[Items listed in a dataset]
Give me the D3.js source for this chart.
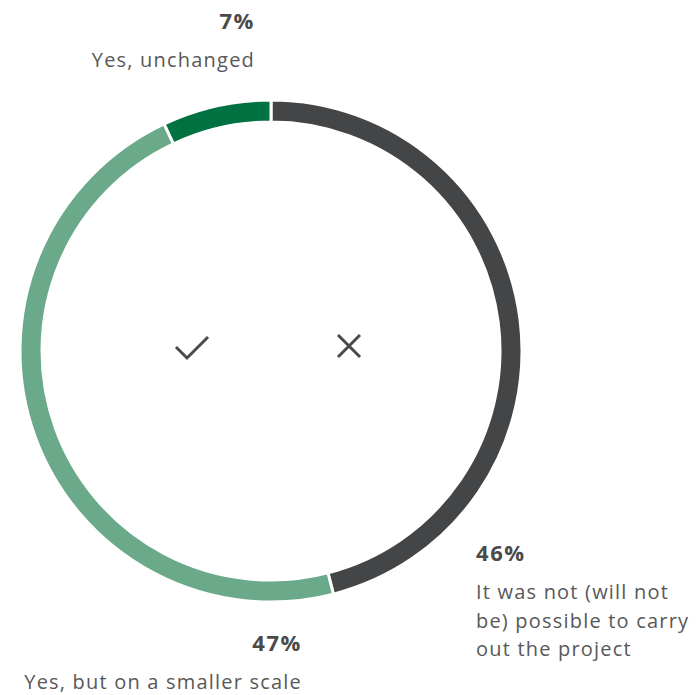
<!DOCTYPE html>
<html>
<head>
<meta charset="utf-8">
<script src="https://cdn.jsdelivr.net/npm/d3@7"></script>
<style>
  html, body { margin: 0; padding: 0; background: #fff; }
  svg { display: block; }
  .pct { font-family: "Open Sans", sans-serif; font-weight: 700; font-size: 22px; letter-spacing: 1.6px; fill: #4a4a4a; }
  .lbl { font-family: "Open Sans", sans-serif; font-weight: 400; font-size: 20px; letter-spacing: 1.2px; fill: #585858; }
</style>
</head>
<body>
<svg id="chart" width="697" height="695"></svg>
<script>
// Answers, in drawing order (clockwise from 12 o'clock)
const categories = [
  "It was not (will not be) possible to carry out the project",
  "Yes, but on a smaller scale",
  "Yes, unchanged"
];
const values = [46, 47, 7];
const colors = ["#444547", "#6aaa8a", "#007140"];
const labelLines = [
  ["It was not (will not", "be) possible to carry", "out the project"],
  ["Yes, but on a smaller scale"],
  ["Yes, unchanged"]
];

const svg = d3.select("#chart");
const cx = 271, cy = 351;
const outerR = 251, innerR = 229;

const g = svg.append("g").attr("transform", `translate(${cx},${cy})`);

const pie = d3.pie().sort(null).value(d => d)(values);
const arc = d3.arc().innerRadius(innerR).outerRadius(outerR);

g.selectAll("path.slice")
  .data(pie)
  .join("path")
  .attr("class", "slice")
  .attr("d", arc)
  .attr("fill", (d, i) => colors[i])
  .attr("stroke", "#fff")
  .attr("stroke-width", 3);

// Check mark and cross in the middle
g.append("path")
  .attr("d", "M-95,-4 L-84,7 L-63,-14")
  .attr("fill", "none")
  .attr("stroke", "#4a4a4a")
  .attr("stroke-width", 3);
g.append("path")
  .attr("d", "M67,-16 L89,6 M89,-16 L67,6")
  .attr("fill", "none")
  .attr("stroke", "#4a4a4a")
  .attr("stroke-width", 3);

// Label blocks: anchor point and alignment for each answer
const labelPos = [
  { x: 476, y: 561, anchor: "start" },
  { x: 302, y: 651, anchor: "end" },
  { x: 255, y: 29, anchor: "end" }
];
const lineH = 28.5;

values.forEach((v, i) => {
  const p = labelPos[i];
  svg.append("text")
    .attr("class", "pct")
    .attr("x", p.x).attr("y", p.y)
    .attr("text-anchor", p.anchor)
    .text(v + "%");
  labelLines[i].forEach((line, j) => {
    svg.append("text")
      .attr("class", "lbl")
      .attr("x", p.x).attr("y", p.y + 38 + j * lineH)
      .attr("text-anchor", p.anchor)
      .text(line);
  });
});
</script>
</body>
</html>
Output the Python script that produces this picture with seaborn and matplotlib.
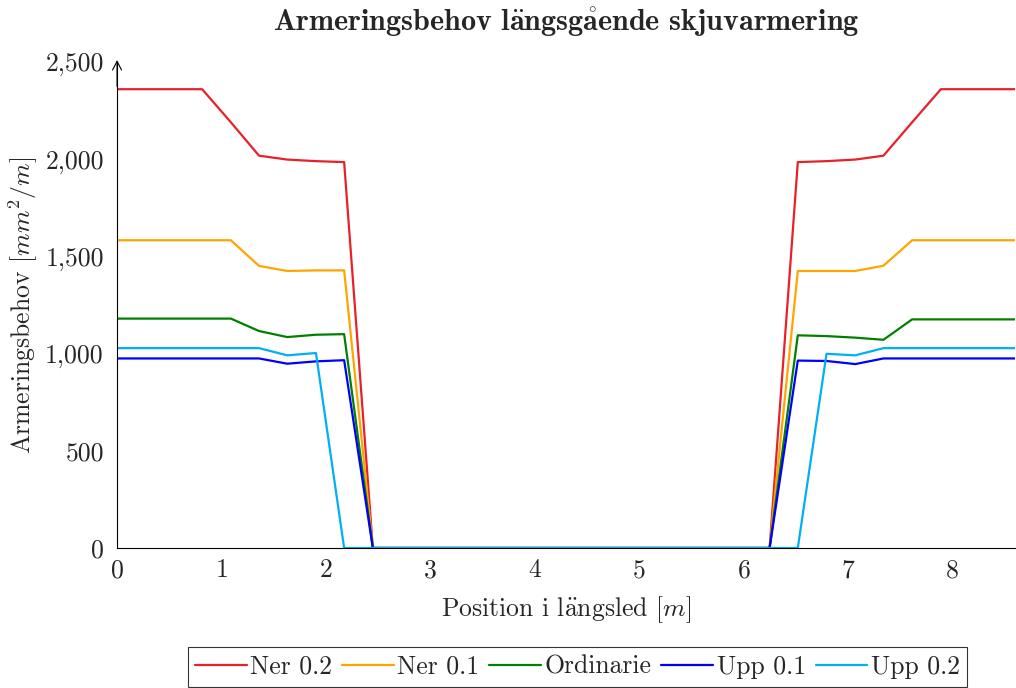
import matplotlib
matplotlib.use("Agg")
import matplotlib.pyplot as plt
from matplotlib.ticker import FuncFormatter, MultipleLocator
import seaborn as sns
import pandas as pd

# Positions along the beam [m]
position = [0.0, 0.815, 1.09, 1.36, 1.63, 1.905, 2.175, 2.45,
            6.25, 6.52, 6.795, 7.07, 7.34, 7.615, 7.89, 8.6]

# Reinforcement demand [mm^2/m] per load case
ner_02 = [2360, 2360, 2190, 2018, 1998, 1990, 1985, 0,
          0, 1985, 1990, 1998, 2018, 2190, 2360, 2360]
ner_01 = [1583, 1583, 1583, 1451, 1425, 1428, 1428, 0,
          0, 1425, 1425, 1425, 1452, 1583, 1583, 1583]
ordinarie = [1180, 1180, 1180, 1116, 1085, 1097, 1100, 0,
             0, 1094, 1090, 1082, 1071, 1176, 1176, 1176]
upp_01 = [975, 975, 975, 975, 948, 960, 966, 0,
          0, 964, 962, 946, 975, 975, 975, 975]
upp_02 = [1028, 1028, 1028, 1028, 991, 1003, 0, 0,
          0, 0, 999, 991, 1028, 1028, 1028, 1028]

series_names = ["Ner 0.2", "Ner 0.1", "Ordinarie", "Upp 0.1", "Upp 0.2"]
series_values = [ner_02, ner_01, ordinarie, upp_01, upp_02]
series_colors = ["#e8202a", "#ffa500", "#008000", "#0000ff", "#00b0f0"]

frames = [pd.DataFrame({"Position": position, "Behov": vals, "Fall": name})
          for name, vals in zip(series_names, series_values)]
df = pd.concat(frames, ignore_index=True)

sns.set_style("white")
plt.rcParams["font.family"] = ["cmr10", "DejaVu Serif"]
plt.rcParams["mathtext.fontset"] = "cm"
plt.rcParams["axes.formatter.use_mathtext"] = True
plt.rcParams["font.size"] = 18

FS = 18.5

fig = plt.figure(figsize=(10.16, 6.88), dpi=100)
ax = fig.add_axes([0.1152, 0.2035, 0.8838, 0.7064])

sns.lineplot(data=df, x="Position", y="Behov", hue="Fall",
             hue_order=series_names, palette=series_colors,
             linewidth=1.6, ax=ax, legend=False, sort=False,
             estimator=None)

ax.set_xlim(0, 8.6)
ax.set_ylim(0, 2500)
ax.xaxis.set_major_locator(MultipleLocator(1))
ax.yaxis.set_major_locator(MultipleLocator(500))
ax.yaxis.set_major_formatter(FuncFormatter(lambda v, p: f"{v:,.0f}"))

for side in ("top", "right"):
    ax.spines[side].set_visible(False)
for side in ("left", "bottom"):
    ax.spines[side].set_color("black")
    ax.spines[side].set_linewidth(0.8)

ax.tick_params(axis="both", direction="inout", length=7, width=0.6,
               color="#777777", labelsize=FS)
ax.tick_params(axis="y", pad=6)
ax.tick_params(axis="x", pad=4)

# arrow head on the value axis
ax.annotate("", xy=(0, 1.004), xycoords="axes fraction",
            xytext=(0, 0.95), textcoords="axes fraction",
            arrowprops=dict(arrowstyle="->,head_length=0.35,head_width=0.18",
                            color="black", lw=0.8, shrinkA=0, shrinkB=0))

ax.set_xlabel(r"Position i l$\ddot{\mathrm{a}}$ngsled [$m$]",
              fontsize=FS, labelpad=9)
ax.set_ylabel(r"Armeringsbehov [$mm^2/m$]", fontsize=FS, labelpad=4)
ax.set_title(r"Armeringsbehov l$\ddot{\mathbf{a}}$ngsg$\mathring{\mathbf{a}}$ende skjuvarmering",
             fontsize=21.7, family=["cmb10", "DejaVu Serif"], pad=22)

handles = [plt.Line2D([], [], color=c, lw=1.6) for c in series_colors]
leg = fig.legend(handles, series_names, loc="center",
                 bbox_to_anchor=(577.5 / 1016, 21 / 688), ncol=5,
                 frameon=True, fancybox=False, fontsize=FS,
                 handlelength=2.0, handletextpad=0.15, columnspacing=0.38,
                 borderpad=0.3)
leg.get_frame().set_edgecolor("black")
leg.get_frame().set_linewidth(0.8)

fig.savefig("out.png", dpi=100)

STATED TASK
Omit every picture, and please return the entries exactly from the first line through the line with "const lineH = 28.5;", both included.

ANSWER BELOW
Give me the D3.js source for this chart.
<!DOCTYPE html>
<html>
<head>
<meta charset="utf-8">
<script src="https://cdn.jsdelivr.net/npm/d3@7"></script>
<style>
  html, body { margin: 0; padding: 0; background: #fff; }
  svg { display: block; }
  .pct { font-family: "Open Sans", sans-serif; font-weight: 700; font-size: 22px; letter-spacing: 1.6px; fill: #4a4a4a; }
  .lbl { font-family: "Open Sans", sans-serif; font-weight: 400; font-size: 20px; letter-spacing: 1.2px; fill: #585858; }
</style>
</head>
<body>
<svg id="chart" width="697" height="695"></svg>
<script>
// Answers, in drawing order (clockwise from 12 o'clock)
const categories = [
  "It was not (will not be) possible to carry out the project",
  "Yes, but on a smaller scale",
  "Yes, unchanged"
];
const values = [46, 47, 7];
const colors = ["#444547", "#6aaa8a", "#007140"];
const labelLines = [
  ["It was not (will not", "be) possible to carry", "out the project"],
  ["Yes, but on a smaller scale"],
  ["Yes, unchanged"]
];

const svg = d3.select("#chart");
const cx = 271, cy = 351;
const outerR = 251, innerR = 229;

const g = svg.append("g").attr("transform", `translate(${cx},${cy})`);

const pie = d3.pie().sort(null).value(d => d)(values);
const arc = d3.arc().innerRadius(innerR).outerRadius(outerR);

g.selectAll("path.slice")
  .data(pie)
  .join("path")
  .attr("class", "slice")
  .attr("d", arc)
  .attr("fill", (d, i) => colors[i])
  .attr("stroke", "#fff")
  .attr("stroke-width", 3);

// Check mark and cross in the middle
g.append("path")
  .attr("d", "M-95,-4 L-84,7 L-63,-14")
  .attr("fill", "none")
  .attr("stroke", "#4a4a4a")
  .attr("stroke-width", 3);
g.append("path")
  .attr("d", "M67,-16 L89,6 M89,-16 L67,6")
  .attr("fill", "none")
  .attr("stroke", "#4a4a4a")
  .attr("stroke-width", 3);

// Label blocks: anchor point and alignment for each answer
const labelPos = [
  { x: 476, y: 561, anchor: "start" },
  { x: 302, y: 651, anchor: "end" },
  { x: 255, y: 29, anchor: "end" }
];
const lineH = 28.5;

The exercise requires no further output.